In 2018, Szmydt became a member of the Polish Minister of Justice's team for 'optimizing' the system of judicial disciplinary actions. In this capacity, as a member judge of the National Council of the Judiciary (KRS), Szmydt participated in the undermining the body's legal independence as part of the broader process of undermining the state of law in Poland during the Law and Justice party's rule (2015–2023). In 2019 the judge filed a baseless report to the Central Anticorruption Bureau (Centralne Biuro Antykorupcyjne, CBA) against journalist Eva Ivanova who had investigated the undermining of the rule of law in the judiciary system.

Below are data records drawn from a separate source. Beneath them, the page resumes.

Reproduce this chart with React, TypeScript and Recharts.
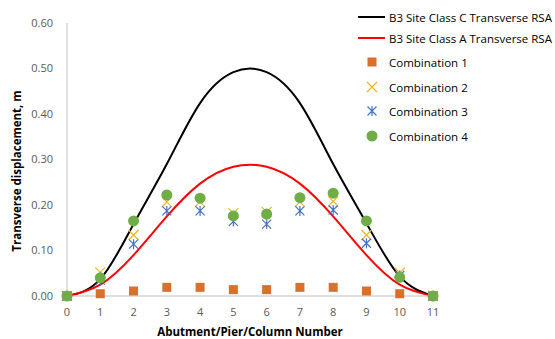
import { ComposedChart, Line, Scatter, XAxis, YAxis } from 'recharts';

const xTicks = [0, 1, 2, 3, 4, 5, 6, 7, 8, 9, 10, 11];
const yTicks = [0, 0.1, 0.2, 0.3, 0.4, 0.5, 0.6];

// smoothed RSA envelopes, read at each abutment/pier
const classC = [0, 0.037, 0.158, 0.29, 0.424, 0.492, 0.492, 0.424, 0.29, 0.16, 0.043, 0];
const classA = [0, 0.025, 0.09, 0.175, 0.247, 0.284, 0.284, 0.247, 0.175, 0.09, 0.025, 0];

const combo1 = [0, 0.005, 0.011, 0.019, 0.019, 0.014, 0.014, 0.019, 0.019, 0.011, 0.005, 0];
const combo2 = [0, 0.052, 0.134, 0.207, 0.207, 0.182, 0.185, 0.207, 0.208, 0.134, 0.051, 0];
const combo3 = [0, 0.035, 0.114, 0.187, 0.187, 0.164, 0.158, 0.187, 0.189, 0.116, 0.045, 0];
const combo4 = [0, 0.04, 0.165, 0.222, 0.215, 0.176, 0.18, 0.216, 0.226, 0.165, 0.041, 0];

const toPts = (ys: number[]) => ys.map((y, i) => ({ x: xTicks[i], y }));

const FONT = '"Open Sans", "Noto Sans", sans-serif';
const ORANGE = '#D9702B';
const YELLOW = '#F2B51A';
const BLUE = '#4472C4';
const GREEN = '#70AD47';

const Square = ({ cx, cy }: any) => <rect x={cx - 4.5} y={cy - 4.5} width={9} height={9} fill={ORANGE} />;
const Cross = ({ cx, cy }: any) => (
  <path d={`M${cx - 5},${cy - 5}L${cx + 5},${cy + 5}M${cx - 5},${cy + 5}L${cx + 5},${cy - 5}`} stroke={YELLOW} strokeWidth={1.2} />
);
const Star = ({ cx, cy }: any) => (
  <path
    d={`M${cx - 4.5},${cy - 4.5}L${cx + 4.5},${cy + 4.5}M${cx - 4.5},${cy + 4.5}L${cx + 4.5},${cy - 4.5}M${cx},${cy - 5}L${cx},${cy + 5}`}
    stroke={BLUE}
    strokeWidth={1.2}
  />
);
const Dot = ({ cx, cy }: any) => <circle cx={cx} cy={cy} r={5.5} fill={GREEN} />;

const legendRows = [
  { name: 'B3 Site Class C Transverse RSA', kind: 'line', color: '#000' },
  { name: 'B3 Site Class A Transverse RSA', kind: 'line', color: '#FF0000' },
  { name: 'Combination 1', kind: 'sq' },
  { name: 'Combination 2', kind: 'x' },
  { name: 'Combination 3', kind: 'star' },
  { name: 'Combination 4', kind: 'dot' },
];
const legendY = [17, 38, 62, 87, 111, 136];

const LegendIcon = ({ kind, color }: { kind: string; color?: string }) => (
  <svg width={28} height={12} style={{ display: 'block' }}>
    {kind === 'line' && <line x1={0} y1={6} x2={27} y2={6} stroke={color} strokeWidth={2} />}
    {kind === 'sq' && <Square cx={14} cy={6} />}
    {kind === 'x' && <Cross cx={14} cy={6} />}
    {kind === 'star' && <Star cx={14} cy={6} />}
    {kind === 'dot' && <Dot cx={14} cy={6} />}
  </svg>
);

const titleStyle = { fill: '#000', fontSize: 11.5, fontWeight: 'bold' as const, fontFamily: FONT };

export default function App() {
  return (
    <div style={{ position: 'absolute', left: 0, top: 0, width: 555, height: 339, background: '#fff', overflow: 'hidden', fontFamily: FONT }}>
      <ComposedChart width={555} height={339} margin={{ top: 23, right: 122, bottom: 0, left: 0 }}>
        <XAxis
          type="number"
          dataKey="x"
          domain={[0, 11]}
          ticks={xTicks}
          interval={0}
          tickLine={false}
          axisLine={{ stroke: '#BFBFBF' }}
          tick={{ fill: '#595959', fontSize: 11, fontFamily: FONT }}
          tickMargin={6}
          height={43}
          label={() => (
            <text x={250} y={336} textAnchor="middle" {...titleStyle}>
              Abutment/Pier/Column Number
            </text>
          )}
        />
        <YAxis
          type="number"
          dataKey="y"
          domain={[0, 0.6]}
          ticks={yTicks}
          interval={0}
          tickLine={false}
          axisLine={{ stroke: '#BFBFBF' }}
          tickFormatter={(v: number) => v.toFixed(2)}
          tick={{ fill: '#595959', fontSize: 11, fontFamily: FONT }}
          tickMargin={8}
          width={67}
          label={() => (
            <text x={21} y={171} transform="rotate(-90 21 171)" textAnchor="middle" {...titleStyle}>
              Transverse displacement, m
            </text>
          )}
        />
        <Line data={toPts(classC)} dataKey="y" type="natural" stroke="#000" strokeWidth={2} dot={false} isAnimationActive={false} />
        <Line data={toPts(classA)} dataKey="y" type="natural" stroke="#FF0000" strokeWidth={2} dot={false} isAnimationActive={false} />
        <Scatter data={toPts(combo1)} dataKey="y" shape={<Square />} isAnimationActive={false} />
        <Scatter data={toPts(combo2)} dataKey="y" shape={<Cross />} isAnimationActive={false} />
        <Scatter data={toPts(combo3)} dataKey="y" shape={<Star />} isAnimationActive={false} />
        <Scatter data={toPts(combo4)} dataKey="y" shape={<Dot />} isAnimationActive={false} />
      </ComposedChart>
      {legendRows.map((r, i) => (
        <div
          key={r.name}
          style={{ position: 'absolute', left: 358, top: legendY[i] - 8, height: 16, display: 'flex', alignItems: 'center', whiteSpace: 'nowrap', fontSize: 11.5, color: '#000' }}
        >
          <LegendIcon kind={r.kind} color={r.color} />
          <span style={{ marginLeft: 3 }}>{r.name}</span>
        </div>
      ))}
    </div>
  );
}
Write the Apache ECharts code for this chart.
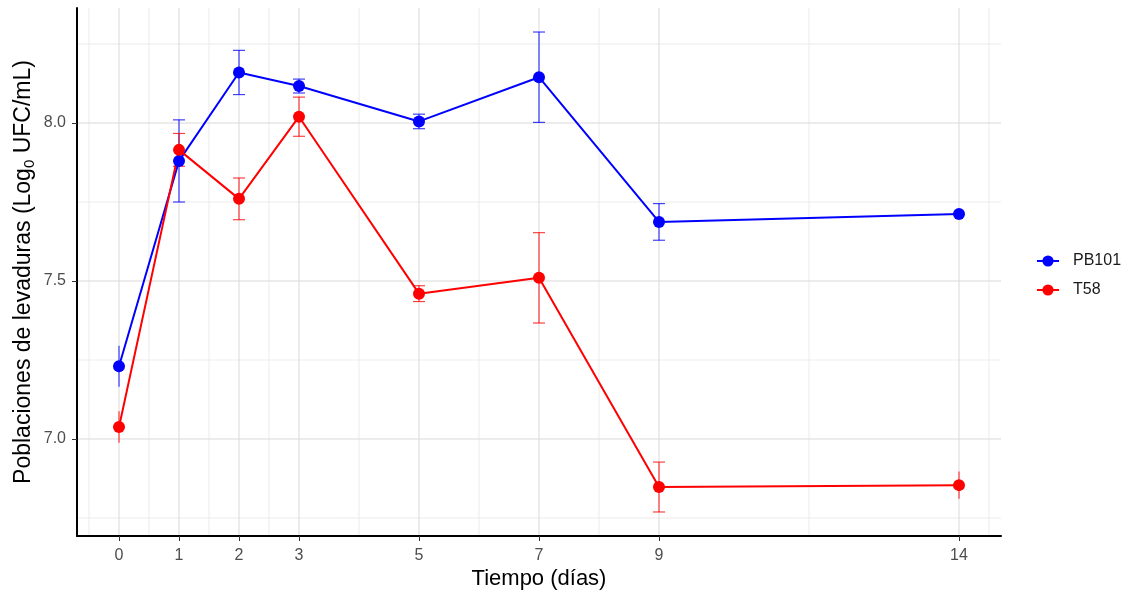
<!DOCTYPE html>
<html>
<head>
<meta charset="utf-8">
<script src="https://cdn.jsdelivr.net/npm/echarts@6/dist/echarts.min.js"></script>
<style>
  html, body { margin: 0; background: #fff; }
  #main { width: 1139px; height: 596px; }
</style>
</head>
<body>
<div id="main"></div>
<script>
// data
const days = [0, 1, 2, 3, 5, 7, 9, 14];
const pb101Mean = [7.23, 7.88, 8.16, 8.117, 8.005, 8.145, 7.687, 7.712];
const pb101Sd = [0.065, 0.13, 0.07, 0.022, 0.023, 0.143, 0.058, 0.004];
const t58Mean = [7.038, 7.915, 7.76, 8.02, 7.46, 7.51, 6.848, 6.854];
const t58Sd = [0.05, 0.052, 0.066, 0.062, 0.025, 0.143, 0.079, 0.043];

const xBreaks = [0, 1, 2, 3, 5, 7, 9, 14];
const xMinor = [-0.5, 0.5, 1.5, 2.5, 4, 6, 8, 11.5, 14.5];
const yBreaks = [7.0, 7.5, 8.0];
const yMinor = [6.75, 7.25, 7.75, 8.25];

const FONT = 'Liberation Sans, Arial, sans-serif';

const chart = echarts.init(document.getElementById('main'));

function gridLines() {
  // kind: 0 major x, 1 minor x, 2 major y, 3 minor y
  const data = [];
  xMinor.forEach(v => data.push([v, 7.5, 1]));
  yMinor.forEach(v => data.push([0, v, 3]));
  xBreaks.forEach(v => data.push([v, 7.5, 0]));
  yBreaks.forEach(v => data.push([0, v, 2]));
  return {
    type: 'custom',
    name: 'grid',
    silent: true,
    z: 0,
    data: data,
    renderItem(params, api) {
      const cs = params.coordSys;
      const kind = api.value(2);
      const stroke = (kind === 0 || kind === 2) ? '#d9d9d9' : '#ebebeb';
      let shape;
      if (kind < 2) {
        const p = api.coord([api.value(0), 7.5]);
        shape = {x1: p[0], y1: cs.y, x2: p[0], y2: cs.y + cs.height};
      } else {
        const p = api.coord([0, api.value(1)]);
        shape = {x1: cs.x, y1: p[1], x2: cs.x + cs.width, y2: p[1]};
      }
      return {type: 'line', shape: shape, style: {stroke: stroke, lineWidth: 1}};
    }
  };
}

function errorBars(name, means, sds, color) {
  return {
    type: 'custom',
    name: name,
    z: 3,
    silent: true,
    data: days.map((d, i) => [d, means[i] - sds[i], means[i] + sds[i]]),
    encode: {x: 0, y: [1, 2]},
    renderItem(params, api) {
      const x = api.value(0);
      const lo = api.coord([x, api.value(1)]);
      const hi = api.coord([x, api.value(2)]);
      // no caps on the first and last day in the original
      const capped = params.dataIndex > 0 && params.dataIndex < days.length - 1;
      const style = {stroke: color, lineWidth: 1.2};
      const children = [{type: 'line', shape: {x1: lo[0], y1: lo[1], x2: hi[0], y2: hi[1]}, style: style}];
      if (capped) {
        const half = api.size([0.1, 0])[0];
        children.push({type: 'line', shape: {x1: hi[0] - half, y1: hi[1], x2: hi[0] + half, y2: hi[1]}, style: style});
        children.push({type: 'line', shape: {x1: lo[0] - half, y1: lo[1], x2: lo[0] + half, y2: lo[1]}, style: style});
      }
      return {type: 'group', children: children};
    }
  };
}

function meanLine(name, means, color) {
  return {
    type: 'line',
    name: name,
    z: 4,
    data: days.map((d, i) => [d, means[i]]),
    symbol: 'circle',
    symbolSize: 12,
    itemStyle: {color: color},
    lineStyle: {color: color, width: 2},
    emphasis: {disabled: true}
  };
}

const options = {
  animation: false,
  textStyle: {fontFamily: FONT},
  grid: {left: 77, right: 138, top: 8, bottom: 60},
  legend: {
    data: ['PB101', 'T58'],
    orient: 'vertical',
    left: 1031,
    top: 248,
    itemWidth: 22,
    itemHeight: 14,
    itemGap: 13,
    textStyle: {fontFamily: FONT, fontSize: 16, color: '#1a1a1a', padding: [0, 0, 0, 9]}
  },
  xAxis: {
    type: 'value',
    min: -0.7,
    max: 14.7,
    name: 'Tiempo (días)',
    nameLocation: 'middle',
    nameGap: 32,
    nameMoveOverlap: false,
    nameTextStyle: {fontFamily: FONT, fontSize: 22, color: '#000'},
    axisLine: {onZero: false, lineStyle: {color: '#000', width: 2}},
    axisTick: {customValues: xBreaks, length: 5, lineStyle: {color: '#333'}},
    axisLabel: {customValues: xBreaks, fontFamily: FONT, fontSize: 16, color: '#4d4d4d', margin: 12},
    splitLine: {show: false}
  },
  yAxis: {
    type: 'value',
    min: 6.693,
    max: 8.364,
    name: '{t|Poblaciones de levaduras (Log}{s|0}{t| UFC/mL)}',
    nameLocation: 'middle',
    nameGap: 40,
    nameRotate: 90,
    nameMoveOverlap: false,
    nameTextStyle: {
      fontFamily: FONT, fontSize: 23, color: '#000',
      rich: {
        t: {fontFamily: FONT, fontSize: 23, color: '#000'},
        s: {fontFamily: FONT, fontSize: 15, color: '#000', padding: [12, 0, 0, 0]}
      }
    },
    axisLine: {show: true, onZero: false, lineStyle: {color: '#000', width: 2}},
    axisTick: {show: true, customValues: yBreaks, length: 5, lineStyle: {color: '#333'}},
    axisLabel: {
      customValues: yBreaks, fontFamily: FONT, fontSize: 16, color: '#4d4d4d', margin: 11,
      formatter: v => v.toFixed(1)
    },
    splitLine: {show: false}
  },
  series: [
    gridLines(),
    errorBars('PB101 error', pb101Mean, pb101Sd, 'rgba(0,0,255,0.75)'),
    errorBars('T58 error', t58Mean, t58Sd, 'rgba(255,0,0,0.75)'),
    meanLine('PB101', pb101Mean, '#0000ff'),
    meanLine('T58', t58Mean, '#ff0000')
  ]
};

chart.setOption(options);
</script>
</body>
</html>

In 2019, it was revealed that Szmydt, together with his wife Emilia Szmydt, was a key person (see the diagram) in the WhatsApp private group Kasta (Polish for 'caste'), composed of pro-government judges and journalists. In conjunction with the then Polish Deputy Minister of Justice Piebiak, this group organized, carried out and oversaw the carrying out of social media and online actions of hate speech mobilization and discreditation (character assassination) against independent judges and those who opposed the Law and Justice (PiS) government's breaches of the Polish Constitution. The then ruling Law and Justice (PiS) party protected Szmydt and other Kasta members from prosecution. In this capacity Poland's de facto ruler (in 2015–2023) Jarosław Kaczyński corresponded with Szmydt's wife.

Now, the suspicion is that Russia's intelligence service controlled the Kasta, as part of a broader network of Russian (and Belarusian) secret agents in Poland and across Europe. Szmydt's superior Piebiak announced that the former was a Russian spy, and added that Russian spies had infiltrated the Polish judiciary. Polish intelligence specialists confirm this conclusion.